Diana and Matthew mission in the time travel is twofold: study up on Diana's previously untapped powers of witchcraft, and attempt to lay hands on the Ashmole manuscript before it's torn apart. They slip into Matthew's own actual past, which creates some new challenges - since he was at that time a sworn enemy of witches but suddenly not only consorts with one but marries her.

These arrangements allows Diana a unique peek into Matthew's past, as she gets to meet long-dead friends, enemies, and family, but she also gains a deeper understanding for a long-lifed vampire's very necessary half-truths, constant goodbyes, and ever-shifting personas.

This book's a bit of a whimsy - a historical story stuck in the middle of a contemporary series. And it's fun to read; the fish-out-of-water element of dealing with a patriarchal, monarchical society puts Diana on unsure footing from the start.


Monday, June 30, 2014

Landline by Rainbow Rowell

Is love enough, or does it take more to make a marriage work?

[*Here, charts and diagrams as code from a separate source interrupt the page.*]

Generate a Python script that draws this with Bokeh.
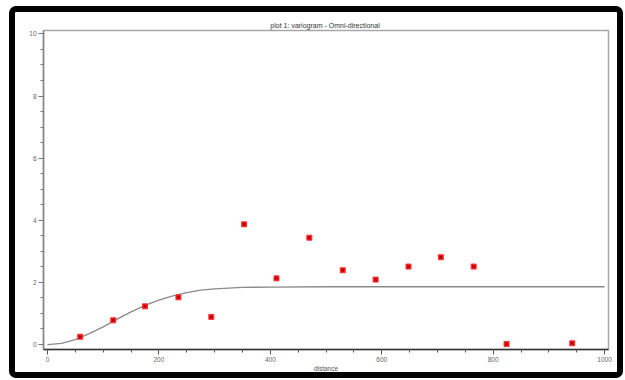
from bokeh.plotting import figure
from bokeh.models import FixedTicker, Range1d
from bokeh.embed import file_html
from bokeh.resources import INLINE

# experimental variogram points (lag distance, semivariance)
lag_distance = [58.7, 118, 175, 235, 294, 353, 411, 470, 530, 589, 648, 706, 765, 824, 942]
semivariance = [0.25, 0.78, 1.23, 1.52, 0.89, 3.87, 2.13, 3.44, 2.39, 2.09, 2.51, 2.81, 2.51, 0.02, 0.04]

# model curve
model_distance = [0, 25, 50, 75, 100, 125, 150, 175, 200, 225, 250, 275, 300, 350, 400, 500, 600, 700, 800, 900, 1000]
model_value = [0.0, 0.04, 0.16, 0.35, 0.57, 0.82, 1.05, 1.26, 1.43, 1.57, 1.67, 1.75, 1.79, 1.84, 1.85, 1.86, 1.86, 1.86, 1.86, 1.86, 1.86]

x_major = [0, 200, 400, 600, 800, 1000]
x_minor = list(range(0, 1001, 50))
y_major = [0, 2, 4, 6, 8, 10]
y_minor = [i * 0.5 for i in range(0, 21)]

FONT = "Liberation Sans"

p = figure(width=614, height=372, output_backend="svg", toolbar_location=None,
           x_range=Range1d(-7.2, 1007), y_range=Range1d(-0.16, 10.11),
           title="plot 1:  variogram - Omni-directional",
           min_border_left=28, min_border_right=21, min_border_top=18, min_border_bottom=35,
           styles={"border": "6px solid black", "border-radius": "7px",
                   "margin-left": "9px", "margin-top": "6px"})

p.background_fill_color = "white"
p.border_fill_color = "white"
p.outline_line_color = "#a8a8a8"
p.outline_line_width = 1.5
p.grid.visible = False

p.title.align = "center"
p.title.text_font = FONT
p.title.text_font_size = "7px"
p.title.text_font_style = "normal"
p.title.text_color = "#333333"
p.title.standoff = 4

for ax, maj, mnr in ((p.xaxis[0], x_major, x_minor), (p.yaxis[0], y_major, y_minor)):
    ax.ticker = FixedTicker(ticks=maj, minor_ticks=mnr)
    ax.major_label_text_font = FONT
    ax.major_label_text_font_size = "6.5px"
    ax.major_label_text_color = "#666666"
    ax.major_tick_out = 5
    ax.major_tick_in = 0
    ax.minor_tick_out = 3
    ax.minor_tick_in = 0
    ax.major_label_standoff = 2

p.xaxis.axis_line_color = "#333333"
p.xaxis.major_tick_line_color = "#555555"
p.xaxis.minor_tick_line_color = "#555555"
p.yaxis.axis_line_color = "#888888"
p.yaxis.major_tick_line_color = "#777777"
p.yaxis.minor_tick_line_color = "#777777"
p.xaxis.axis_line_width = 1.5
p.yaxis.axis_line_width = 1.5

p.xaxis.axis_label = "distance"
p.xaxis.axis_label_text_font = FONT
p.xaxis.axis_label_text_font_size = "6.5px"
p.xaxis.axis_label_text_font_style = "normal"
p.xaxis.axis_label_text_color = "#555555"
p.xaxis.axis_label_standoff = 0

p.line(model_distance, model_value, line_color="#8a8a8a", line_width=1.3)
p.scatter(lag_distance, semivariance, marker="square", size=5, fill_color="#ff1010", line_color="#ff3030")
p.scatter(lag_distance, semivariance, marker="x", size=3.5, line_color="#700000", line_width=1)

open("out.html", "w").write(file_html(p, INLINE))
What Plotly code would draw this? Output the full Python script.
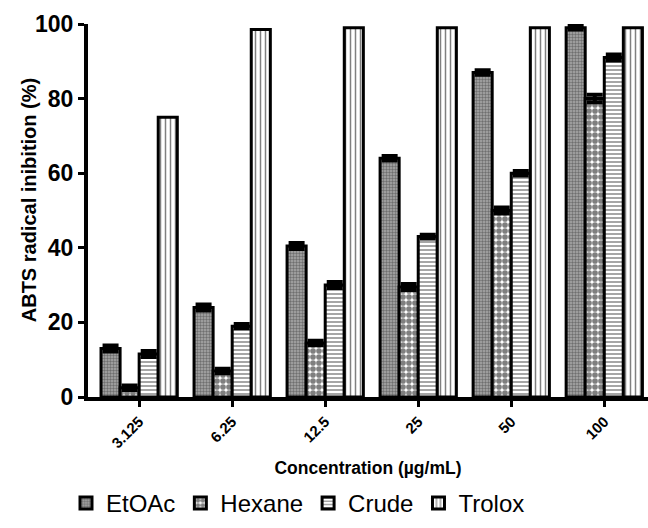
import plotly.graph_objects as go

categories = ["3.125", "6.25", "12.5", "25", "50", "100"]
etoac = [13, 24, 40.5, 64, 87, 99]
hexane = [2.5, 7, 14.5, 29.5, 50, 80]
crude = [11.5, 19, 30, 43, 60, 91]
trolox = [75, 98.5, 99, 99, 99, 99]
etoac_err = [0.8, 0.8, 0.8, 0.6, 0.6, 0.5]
hexane_err = [0.6, 0.6, 0.6, 0.8, 0.8, 1.0]
crude_err = [0.8, 0.6, 0.8, 0.5, 0.6, 0.8]
trolox_err = [0, 0, 0, 0, 0, 0]

series = [
    ("EtOAc", etoac, etoac_err, dict(shape=".", size=3, solidity=0.5, fgcolor="#333333", bgcolor="#aaaaaa")),
    ("Hexane", hexane, hexane_err, dict(shape=".", size=6, solidity=0.7, fgcolor="#000000", bgcolor="#ffffff")),
    ("Crude", crude, crude_err, dict(shape="-", size=4, solidity=0.35, fgcolor="#000000", bgcolor="#ffffff")),
    ("Trolox", trolox, trolox_err, dict(shape="|", size=5, solidity=0.3, fgcolor="#000000", bgcolor="#ffffff")),
]

font = "Arial, Liberation Sans, sans-serif"
fig = go.Figure()
for name, vals, errs, pat in series:
    fig.add_trace(go.Bar(
        name=name, x=categories, y=vals,
        marker=dict(color="white", line=dict(color="black", width=3), pattern=pat),
        error_y=dict(type="data", array=errs, visible=any(e > 0 for e in errs),
                     color="black", thickness=4, width=8),
    ))

fig.update_layout(
    width=648, height=528,
    margin=dict(l=88, r=0, t=24, b=131),
    paper_bgcolor="white", plot_bgcolor="white",
    barmode="group", bargap=0.18, bargroupgap=0,
    font=dict(family=font, color="black"),
    showlegend=True,
    legend=dict(orientation="h", x=0.375, xanchor="center", y=-0.285, yanchor="middle",
                font=dict(size=24, family=font), itemwidth=30, traceorder="normal"),
    xaxis=dict(
        range=[-0.55, 5.47], showline=True, linecolor="black", linewidth=4,
        ticks="outside", ticklen=6, tickwidth=3, tickcolor="black",
        tickangle=-45, tickfont=dict(size=15, family=font, weight="bold"),
        title=dict(text="Concentration (µg/mL)", font=dict(size=17.5, family=font, weight="bold"), standoff=12),
        showgrid=False, zeroline=False,
    ),
    yaxis=dict(
        range=[0, 100], tickvals=[0, 20, 40, 60, 80, 100],
        showline=True, linecolor="black", linewidth=4,
        ticks="outside", ticklen=6, tickwidth=3, tickcolor="black",
        tickfont=dict(size=23, family=font, weight="bold"),
        showgrid=False, zeroline=False,
    ),
    annotations=[dict(
        text="ABTS radical inibition (%)", textangle=-90,
        xref="paper", yref="paper", x=-0.105, y=0.528, xanchor="center", yanchor="middle",
        showarrow=False, font=dict(size=20, family=font, weight="bold"),
    )],
)

fig.write_html("out.html")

When a chance at her dream job interferes with Christmas, sitcom-writer Georgie's husband and kids go on to Omaha without her. That leaves her free to work - or does it mean that Neal just left her? Everybody's got their own theory.

Which all leaves Georgie a bit out-of-sorts. Neal's not answering his phone, her battery's gone kaput, and her Mom wants her to come over for a sympathy dinner. Georgie finally reaches Neal's mother's house in Omaha from her old bedroom at her mom's house, but something seems ... off.

This adult novel by YA wundkind Rowell is a fluffy bit of fiction with the kind of real-world, flawed and relatable characters she does so well. Georgie's certainly not perfect - but do you have to be perfect to deserve love?

Rainbow Rowell's books make me want to curl up in a quilted cloud and get lost, uninterrupted until I've turned the final page. 2013 was certainly the year her star exploded, but I think so far we've only seen the tip of her talent's enormous iceburg.